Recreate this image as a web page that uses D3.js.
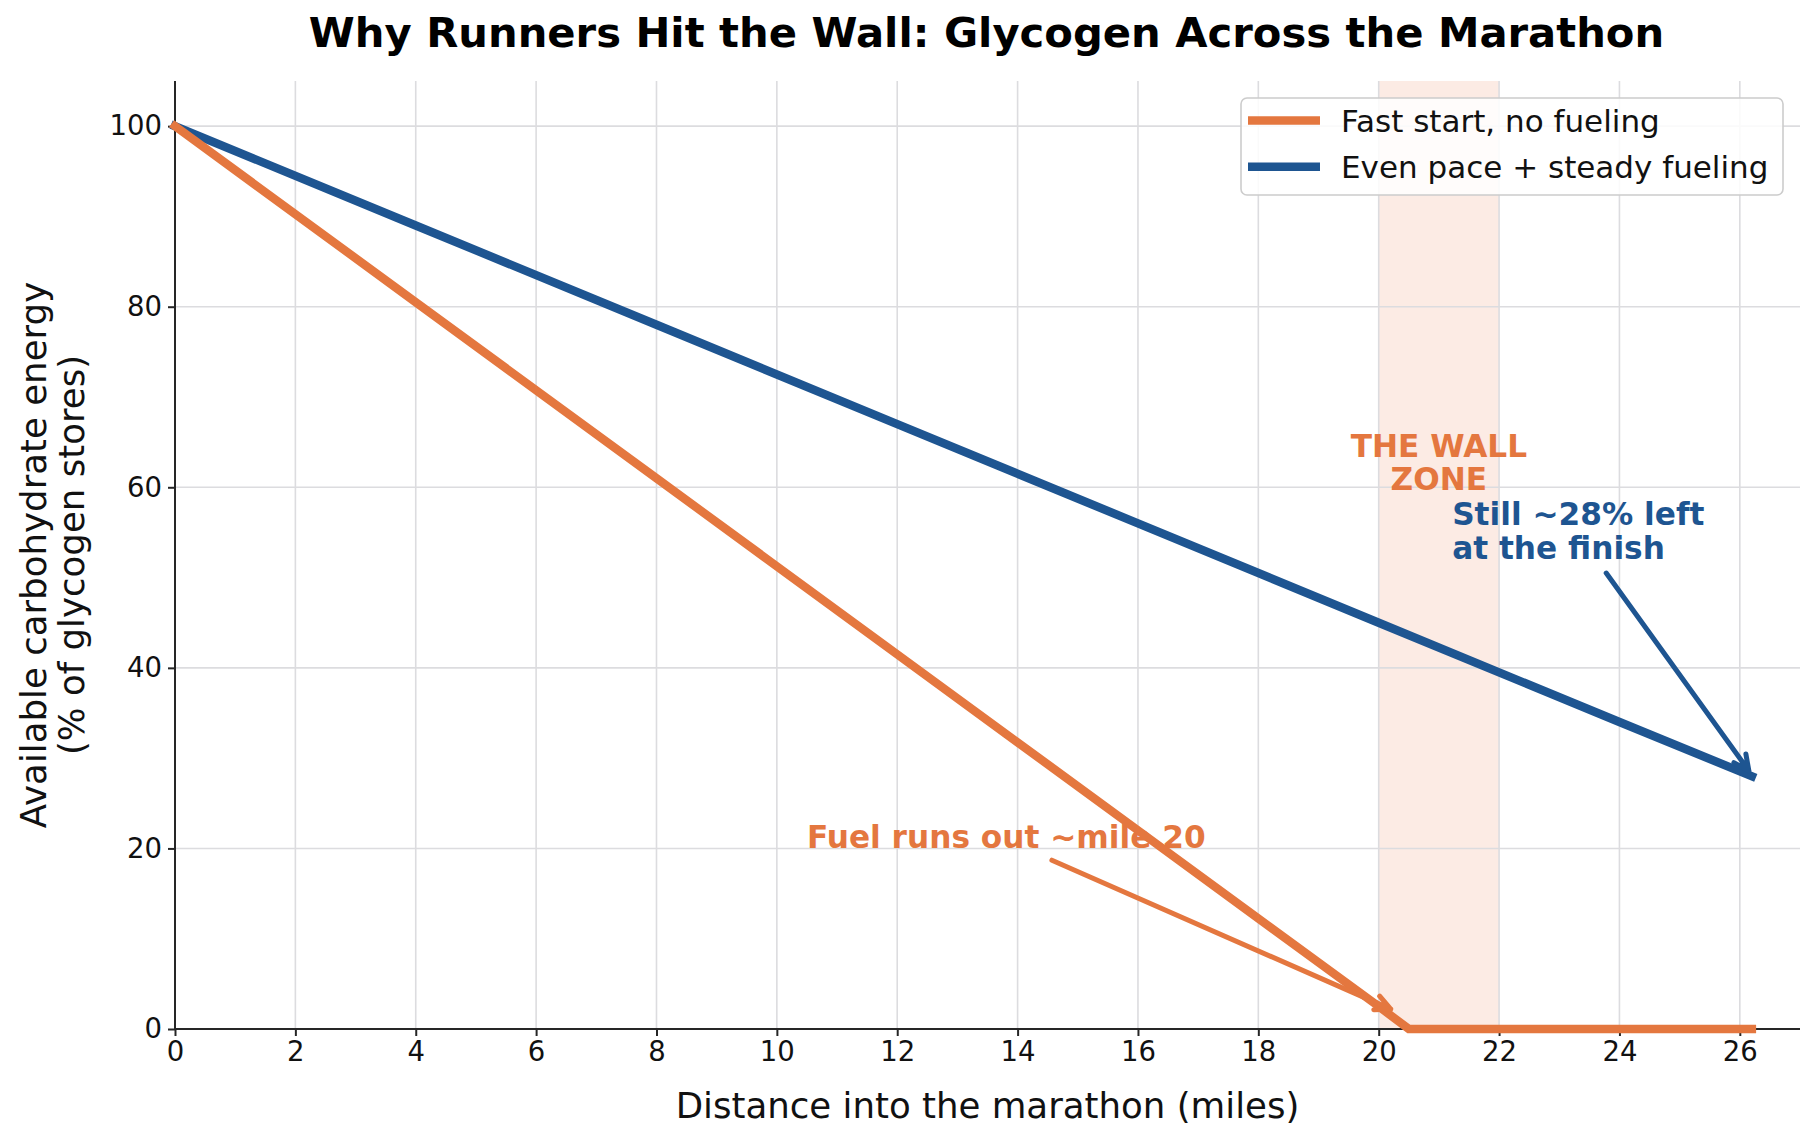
<!DOCTYPE html>
<html>
<head>
<meta charset="utf-8">
<script src="https://cdn.jsdelivr.net/npm/d3@7"></script>
<style>
  body { margin: 0; background: #fff; }
  svg text { font-family: "DejaVu Sans", sans-serif; }
</style>
</head>
<body>
<svg id="chart" width="1815" height="1140"></svg>
<script>
// miles into the race vs % glycogen left
const fastMiles = [0, 4, 8, 12, 16, 20, 20.5, 26.2];
const fastGlyco = [100, 80.5, 61, 41.5, 22, 2.5, 0, 0];
const evenMiles = [0, 4, 8, 12, 16, 20, 24, 26.2];
const evenGlyco = [100, 89, 78, 67, 56, 45, 34, 28];

const seriesNames = ["Fast start, no fueling", "Even pace + steady fueling"];
const seriesColors = ["#E4773F", "#1E5591"];

const xTicks = [0, 2, 4, 6, 8, 10, 12, 14, 16, 18, 20, 22, 24, 26];
const yTicks = [0, 20, 40, 60, 80, 100];
const wallZone = [20, 22];

// annotations: text anchor (data units, baseline of first line), arrow start and end (data units)
const wallLabel = { x: 21, y: 63.4, lines: ["THE WALL", "ZONE"] };
const finishNote = { x: 21.22, y: 55.8, lines: ["Still ~28% left", "at the finish"], from: [23.78, 50.5], to: [26.15, 28.6] };
const fuelNote = { x: 10.5, y: 20.0, lines: ["Fuel runs out ~mile 20"], from: [14.57, 18.7], to: [20.2, 2.2] };

const svg = d3.select("#chart");
const margin = { top: 81, right: 15, bottom: 111, left: 175 };
const W = 1815 - margin.left - margin.right;
const H = 1140 - margin.top - margin.bottom;

const x = d3.scaleLinear().domain([0, 27]).range([0, W]);
const y = d3.scaleLinear().domain([0, 105]).range([H, 0]);

const g = svg.append("g").attr("transform", `translate(${margin.left},${margin.top})`);

// wall band
g.append("rect")
  .attr("x", x(wallZone[0])).attr("width", x(wallZone[1]) - x(wallZone[0]))
  .attr("y", 0).attr("height", H)
  .attr("fill", "#fcebe4");

// grid
g.append("g").selectAll("line").data(xTicks).join("line")
  .attr("x1", d => x(d)).attr("x2", d => x(d)).attr("y1", 0).attr("y2", H)
  .attr("stroke", "#dcdcdf").attr("stroke-width", 1.6);
g.append("g").selectAll("line").data(yTicks).join("line")
  .attr("y1", d => y(d)).attr("y2", d => y(d)).attr("x1", 0).attr("x2", W)
  .attr("stroke", "#dcdcdf").attr("stroke-width", 1.6);

// annotation texts
function addNote(n, color, anchor) {
  const t = g.append("text")
    .attr("x", x(n.x)).attr("y", y(n.y))
    .attr("fill", color).attr("font-size", 31.2).attr("font-weight", "bold")
    .attr("text-anchor", anchor);
  n.lines.forEach((l, i) => {
    t.append("tspan").attr("x", x(n.x)).attr("dy", i ? 33.4 : 0).text(l);
  });
}
addNote(wallLabel, seriesColors[0], "middle");
addNote(finishNote, seriesColors[1], "start");
addNote(fuelNote, seriesColors[0], "start");

// lines
const line = d3.line().x(d => x(d[0])).y(d => y(d[1]));
const fastData = d3.zip(fastMiles, fastGlyco);
const evenData = d3.zip(evenMiles, evenGlyco);

// axes
const xAxis = g.append("g").attr("transform", `translate(0,${H})`)
  .call(d3.axisBottom(x).tickValues(xTicks).tickSize(7).tickPadding(5).tickSizeOuter(0));
const yAxis = g.append("g")
  .call(d3.axisLeft(y).tickValues(yTicks).tickSize(7).tickPadding(6).tickSizeOuter(0));
[xAxis, yAxis].forEach(a => {
  a.select(".domain").attr("stroke", "#262626").attr("stroke-width", 2);
  a.selectAll(".tick line").attr("stroke", "#262626").attr("stroke-width", 2);
  a.selectAll(".tick text").attr("font-size", 27.5).attr("fill", "#111")
    .style("font-family", "DejaVu Sans");
});
xAxis.select(".domain").attr("d", `M0,0H${W}`);
yAxis.select(".domain").attr("d", `M0,${H}V0`);

g.append("path").datum(evenData).attr("d", line)
  .attr("fill", "none").attr("stroke", seriesColors[1]).attr("stroke-width", 8.5)
  .attr("stroke-linecap", "square");
g.append("path").datum(fastData).attr("d", line)
  .attr("fill", "none").attr("stroke", seriesColors[0]).attr("stroke-width", 8.5)
  .attr("stroke-linecap", "square");

// arrows with open heads
function addArrow(n, color) {
  const x1 = x(n.from[0]), y1 = y(n.from[1]);
  const x2 = x(n.to[0]), y2 = y(n.to[1]);
  const ang = Math.atan2(y2 - y1, x2 - x1);
  const hl = 17, hw = 0.45;
  const p = d3.path();
  p.moveTo(x1, y1); p.lineTo(x2, y2);
  p.moveTo(x2 - hl * Math.cos(ang - hw), y2 - hl * Math.sin(ang - hw));
  p.lineTo(x2, y2);
  p.lineTo(x2 - hl * Math.cos(ang + hw), y2 - hl * Math.sin(ang + hw));
  g.append("path").attr("d", p.toString())
    .attr("fill", "none").attr("stroke", color).attr("stroke-width", 5)
    .attr("stroke-linecap", "round").attr("stroke-linejoin", "round");
}
addArrow(fuelNote, seriesColors[0]);
addArrow(finishNote, seriesColors[1]);

// axis labels
svg.append("text")
  .attr("x", margin.left + W / 2).attr("y", 1118)
  .attr("text-anchor", "middle").attr("font-size", 35.6).attr("fill", "#111")
  .text("Distance into the marathon (miles)");
const yl = svg.append("text")
  .attr("transform", `translate(46,${margin.top + H / 2}) rotate(-90)`)
  .attr("text-anchor", "middle").attr("font-size", 35.6).attr("fill", "#111");
yl.append("tspan").attr("x", 0).attr("dy", 0).text("Available carbohydrate energy");
yl.append("tspan").attr("x", 0).attr("dy", 38).text("(% of glycogen stores)");

// title
svg.append("text")
  .attr("x", margin.left + W / 2 - 1).attr("y", 47)
  .attr("text-anchor", "middle").attr("font-size", 41.7).attr("font-weight", "bold").attr("fill", "#000")
  .text("Why Runners Hit the Wall: Glycogen Across the Marathon");

// legend
const lg = g.append("g").attr("transform", `translate(${x(27) - 559},17)`);
lg.append("rect").attr("width", 542).attr("height", 97).attr("rx", 6)
  .attr("fill", "#fff").attr("fill-opacity", 0.85).attr("stroke", "#cccccc").attr("stroke-width", 1.6);
seriesNames.forEach((name, i) => {
  const row = lg.append("g").attr("transform", `translate(0,${22.5 + i * 46.3})`);
  row.append("line").attr("x1", 7).attr("x2", 79).attr("y1", 0).attr("y2", 0)
    .attr("stroke", seriesColors[i]).attr("stroke-width", 8.5);
  row.append("text").attr("x", 100).attr("y", 11).attr("font-size", 31).attr("fill", "#111").text(name);
});
</script>
</body>
</html>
----
● **Task details**: Reproduce the material word for word, minus the images.

● **Correct answer**:
Recreate this image as a web page that uses D3.js.
<!DOCTYPE html>
<html>
<head>
<meta charset="utf-8">
<script src="https://cdn.jsdelivr.net/npm/d3@7"></script>
<style>
  body { margin: 0; background: #fff; }
  svg text { font-family: "DejaVu Sans", sans-serif; }
</style>
</head>
<body>
<svg id="chart" width="1815" height="1140"></svg>
<script>
// miles into the race vs % glycogen left
const fastMiles = [0, 4, 8, 12, 16, 20, 20.5, 26.2];
const fastGlyco = [100, 80.5, 61, 41.5, 22, 2.5, 0, 0];
const evenMiles = [0, 4, 8, 12, 16, 20, 24, 26.2];
const evenGlyco = [100, 89, 78, 67, 56, 45, 34, 28];

const seriesNames = ["Fast start, no fueling", "Even pace + steady fueling"];
const seriesColors = ["#E4773F", "#1E5591"];

const xTicks = [0, 2, 4, 6, 8, 10, 12, 14, 16, 18, 20, 22, 24, 26];
const yTicks = [0, 20, 40, 60, 80, 100];
const wallZone = [20, 22];

// annotations: text anchor (data units, baseline of first line), arrow start and end (data units)
const wallLabel = { x: 21, y: 63.4, lines: ["THE WALL", "ZONE"] };
const finishNote = { x: 21.22, y: 55.8, lines: ["Still ~28% left", "at the finish"], from: [23.78, 50.5], to: [26.15, 28.6] };
const fuelNote = { x: 10.5, y: 20.0, lines: ["Fuel runs out ~mile 20"], from: [14.57, 18.7], to: [20.2, 2.2] };

const svg = d3.select("#chart");
const margin = { top: 81, right: 15, bottom: 111, left: 175 };
const W = 1815 - margin.left - margin.right;
const H = 1140 - margin.top - margin.bottom;

const x = d3.scaleLinear().domain([0, 27]).range([0, W]);
const y = d3.scaleLinear().domain([0, 105]).range([H, 0]);

const g = svg.append("g").attr("transform", `translate(${margin.left},${margin.top})`);

// wall band
g.append("rect")
  .attr("x", x(wallZone[0])).attr("width", x(wallZone[1]) - x(wallZone[0]))
  .attr("y", 0).attr("height", H)
  .attr("fill", "#fcebe4");

// grid
g.append("g").selectAll("line").data(xTicks).join("line")
  .attr("x1", d => x(d)).attr("x2", d => x(d)).attr("y1", 0).attr("y2", H)
  .attr("stroke", "#dcdcdf").attr("stroke-width", 1.6);
g.append("g").selectAll("line").data(yTicks).join("line")
  .attr("y1", d => y(d)).attr("y2", d => y(d)).attr("x1", 0).attr("x2", W)
  .attr("stroke", "#dcdcdf").attr("stroke-width", 1.6);

// annotation texts
function addNote(n, color, anchor) {
  const t = g.append("text")
    .attr("x", x(n.x)).attr("y", y(n.y))
    .attr("fill", color).attr("font-size", 31.2).attr("font-weight", "bold")
    .attr("text-anchor", anchor);
  n.lines.forEach((l, i) => {
    t.append("tspan").attr("x", x(n.x)).attr("dy", i ? 33.4 : 0).text(l);
  });
}
addNote(wallLabel, seriesColors[0], "middle");
addNote(finishNote, seriesColors[1], "start");
addNote(fuelNote, seriesColors[0], "start");

// lines
const line = d3.line().x(d => x(d[0])).y(d => y(d[1]));
const fastData = d3.zip(fastMiles, fastGlyco);
const evenData = d3.zip(evenMiles, evenGlyco);

// axes
const xAxis = g.append("g").attr("transform", `translate(0,${H})`)
  .call(d3.axisBottom(x).tickValues(xTicks).tickSize(7).tickPadding(5).tickSizeOuter(0));
const yAxis = g.append("g")
  .call(d3.axisLeft(y).tickValues(yTicks).tickSize(7).tickPadding(6).tickSizeOuter(0));
[xAxis, yAxis].forEach(a => {
  a.select(".domain").attr("stroke", "#262626").attr("stroke-width", 2);
  a.selectAll(".tick line").attr("stroke", "#262626").attr("stroke-width", 2);
  a.selectAll(".tick text").attr("font-size", 27.5).attr("fill", "#111")
    .style("font-family", "DejaVu Sans");
});
xAxis.select(".domain").attr("d", `M0,0H${W}`);
yAxis.select(".domain").attr("d", `M0,${H}V0`);

g.append("path").datum(evenData).attr("d", line)
  .attr("fill", "none").attr("stroke", seriesColors[1]).attr("stroke-width", 8.5)
  .attr("stroke-linecap", "square");
g.append("path").datum(fastData).attr("d", line)
  .attr("fill", "none").attr("stroke", seriesColors[0]).attr("stroke-width", 8.5)
  .attr("stroke-linecap", "square");

// arrows with open heads
function addArrow(n, color) {
  const x1 = x(n.from[0]), y1 = y(n.from[1]);
  const x2 = x(n.to[0]), y2 = y(n.to[1]);
  const ang = Math.atan2(y2 - y1, x2 - x1);
  const hl = 17, hw = 0.45;
  const p = d3.path();
  p.moveTo(x1, y1); p.lineTo(x2, y2);
  p.moveTo(x2 - hl * Math.cos(ang - hw), y2 - hl * Math.sin(ang - hw));
  p.lineTo(x2, y2);
  p.lineTo(x2 - hl * Math.cos(ang + hw), y2 - hl * Math.sin(ang + hw));
  g.append("path").attr("d", p.toString())
    .attr("fill", "none").attr("stroke", color).attr("stroke-width", 5)
    .attr("stroke-linecap", "round").attr("stroke-linejoin", "round");
}
addArrow(fuelNote, seriesColors[0]);
addArrow(finishNote, seriesColors[1]);

// axis labels
svg.append("text")
  .attr("x", margin.left + W / 2).attr("y", 1118)
  .attr("text-anchor", "middle").attr("font-size", 35.6).attr("fill", "#111")
  .text("Distance into the marathon (miles)");
const yl = svg.append("text")
  .attr("transform", `translate(46,${margin.top + H / 2}) rotate(-90)`)
  .attr("text-anchor", "middle").attr("font-size", 35.6).attr("fill", "#111");
yl.append("tspan").attr("x", 0).attr("dy", 0).text("Available carbohydrate energy");
yl.append("tspan").attr("x", 0).attr("dy", 38).text("(% of glycogen stores)");

// title
svg.append("text")
  .attr("x", margin.left + W / 2 - 1).attr("y", 47)
  .attr("text-anchor", "middle").attr("font-size", 41.7).attr("font-weight", "bold").attr("fill", "#000")
  .text("Why Runners Hit the Wall: Glycogen Across the Marathon");

// legend
const lg = g.append("g").attr("transform", `translate(${x(27) - 559},17)`);
lg.append("rect").attr("width", 542).attr("height", 97).attr("rx", 6)
  .attr("fill", "#fff").attr("fill-opacity", 0.85).attr("stroke", "#cccccc").attr("stroke-width", 1.6);
seriesNames.forEach((name, i) => {
  const row = lg.append("g").attr("transform", `translate(0,${22.5 + i * 46.3})`);
  row.append("line").attr("x1", 7).attr("x2", 79).attr("y1", 0).attr("y2", 0)
    .attr("stroke", seriesColors[i]).attr("stroke-width", 8.5);
  row.append("text").attr("x", 100).attr("y", 11).attr("font-size", 31).attr("fill", "#111").text(name);
});
</script>
</body>
</html>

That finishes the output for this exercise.